Individual responses
After this whole-class introduction, the children began to develop individual poems about the trip. Liz encouraged the pupils to be specific, to home in on detail, like a telescope, to take a particular moment, one moment, to focus on themselves in that moment and use all their senses and include their thoughts or feelings. Previously the children had written a four verse poem addressing each of the four faces of Sveno's Stone, but this poem deliberately had no set structure, emphasising instead a personal response and attention to detail. The children wrote intensively, occasionally asking for support or querying an idea.
Refining the draft
Fifteen minutes before the end of the lesson, Liz asked the children to re-focus and read over their work, giving them some prompts and tips: Have you used the best words? And are they in the best places? Are there words you don't need? Are your descriptions vivid? Comparisons? Specific details? Name things - don't be general! Don't be frightened to use personal, tiny wee details. What about rhythms and patterns? And think about line-endings - is it like a story, or is it zingy? The children then shared their work with the class.
Reflecting on the experience
All the children responded productively to the task, linking the historic to the poetic and deepening their experience as they produced interesting and personal texts. The children had previously experimented with free/wild writing with Liz and the confidence this had given them as writers showed during the workshop. They commented that they had enjoyed the free writing, and working with Liz they said they had learned how to focus, to go for detail, to experiment with shortening lines and to feel free to use Scots.
Their teacher had not worked with a professional writer before and felt she had learned a lot about how to get children writing poetry from scratch, had seen the great benefits of the "wild" writing and had also found it very helpful to have the chance to observe her children at work.

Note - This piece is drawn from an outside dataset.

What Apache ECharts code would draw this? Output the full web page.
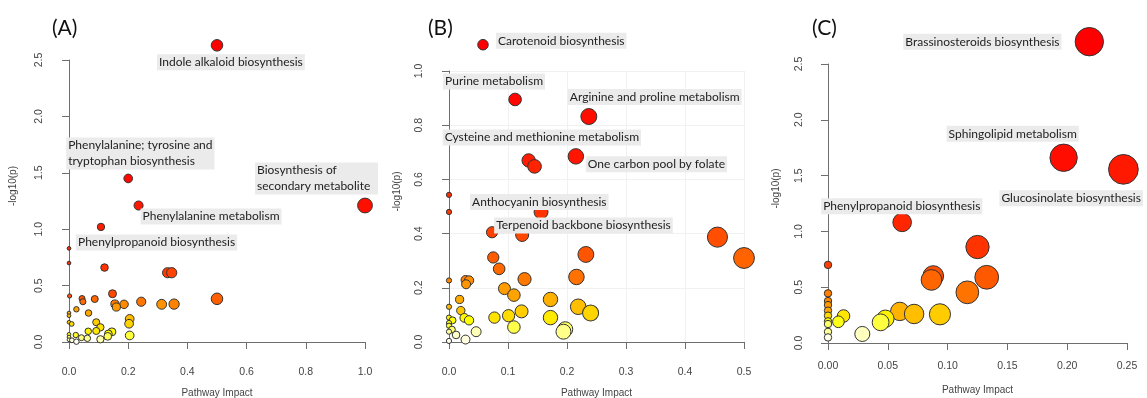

This was just one session within a truly collaborative and well-planned cross-curricular project, harnessing many of the powerful opportunities afforded by A Curriculum for Excellence, enabling the pupils to take important steps towards becoming "successful learners" and offering staff the chance to develop their practice and learn from each other as well as from Liz.
Sustainability
The subject of the Picts was new to the school, but was embraced by both departments and is set to become a regular feature of the curriculum in coming years: the history and English departments are keen to continue to collaborate on a project which clearly offers such rich and worthwhile learning opportunities.